Su Antonio Cassano ho letto e sentito di tutto. Delle sue storie di ragazzino della Bari “poco perbene”, delle sue uscite strampalate, delle sue avventure notturne in abiti da viveur. Ho visto, letto e sentito di litigi fuori del campo, di dichiarazioni poco garbate, a volte al limite del buon gusto, talvolta cercando di indossare i vestiti del Robin Hood della provocazione.

 

Antonio, con la sfilza di soprannomi che si porta appresso, ne ha dette tante, di belle e di brutte, a tutto e a tutti. Ma l’ho visto pure domandare scusa, l’abbiamo visto tutti pentirsi in pubblico di una reazione esagerata contro l’arbitro, alzando le mani verso i tifosi con le lacrime agli occhi e la maglia fra i denti.

 

Chi lo ha compreso, libero dalle quelle vecchie e ammuffite sovrastrutture del buonismo che si comprano ai dispacci dei ministeri presso grigi funzionari che per una vita hanno scelto una squadra perché delle sue discutibili imprese leggevano solo sui giornali, chi lo ha compreso, dicevo, gli vuole un po’ più bene che agli altri, di questi presunti campioni del calcio moderno. Perché? Perché, secondo me, Antonio Cassano è il calciatore moderno. Cresciuto nessuno sa bene dove e come (e a tutti piace questo mistero urbano sulla sua infanzia), scaraventato nel successo da un goal capolavoro contro la squadra che a distanza di anni lo avrebbe recuperato nell’entusiasmo, viziato, comprato, venduto, ricomprato, rivenduto, ceduto per poco e rimpianto per molto.
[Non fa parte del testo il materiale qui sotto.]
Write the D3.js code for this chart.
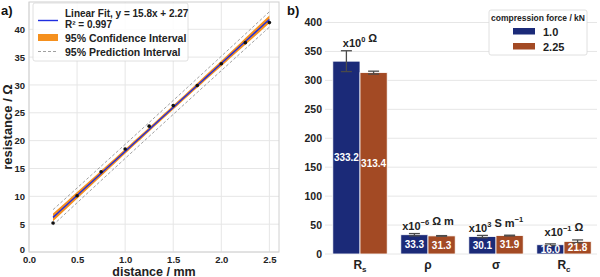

Maledetto e benedetto tra le ipocrite e precarie dinamiche del mercato pallonaro, che ti vuole oggi qui e domani nessuno lo sa.

 

E Cassano ci si è tuffato con tutti i vestiti dentro questo mare frequentato da pesci di tutte le taglie, compresi quelli che oggi predicano una nazionale etica e junior, ma che non si sa bene perchè non lo convochi più, il Cassano che non le manda a dire, che forse non ha torto quando fa capire che un certo tipo di successo arriva solo se tieni la bocca chiusa, al momento opportuno, e poi la riapri sbraitando isterici stati di innocenza.
No, nossignore, Cassano è colpevole, peccatore ed errabondo, come tutti, e lo sa, e ci scherza su. Si piglia con filosofia lui che non gioca a fare l’accademico dei proverbiali stivali, ma che di filosofia ne spunta un po’ più dei suoi detrattori, soprattutto quelli che non lo sopportano e non lo dicono, standosene a braccia conserte sotto pettinature e pose che non sembrano scomporsi.

 

Non si metta in mezzo l’andirivieni nauseante delle frasi fatte, che certi personaggi non fanno bene ai giovani, che sono un cattivo esempio e tutto il resto, perché di cattivi esempi se ne vedono tanti starsene, per chissà quali oscure ragioni, tra le prime linee, arroganti e compiaciuti perché sostenuti, anche qui le ragioni si scuriscono, da uno stuolo di lacchè senza pensiero.

 

Il calcio è una faccenda complicata, non è cosa da libro Cuore. Semmai lo fosse stato qualche volta è perché ci sono capitati i giusti figuri nei momenti sbagliati. Il pallone trabocca di cose sbagliate, e da quelle ci si difende con l’intelligenza sottratta all’ipocrisia. La maturità è saper avere a che fare con le cose fallibili, non è aggirare l’ostacolo e dire di essersi risparmiati l’esperienza dell’insidia.

 

Non sappiamo se lo ha fatto apposta, ma nelle ultime dichiarazioni Cassano ha pure citato Sciascia. Che ben vengano le cose dette, a dispetto di questa nuova formula di omertà che in questo paese ha formato un esercito di creduloni in malafede. Nel bene e nel male, qualche altra uscita alla Cassano si potrebbe pure farsela piacere. Almeno per salvaguardia del sentimento e del pensiero indipendente. Proprio Sciascia diceva “Le cose che non si sanno, non sono”.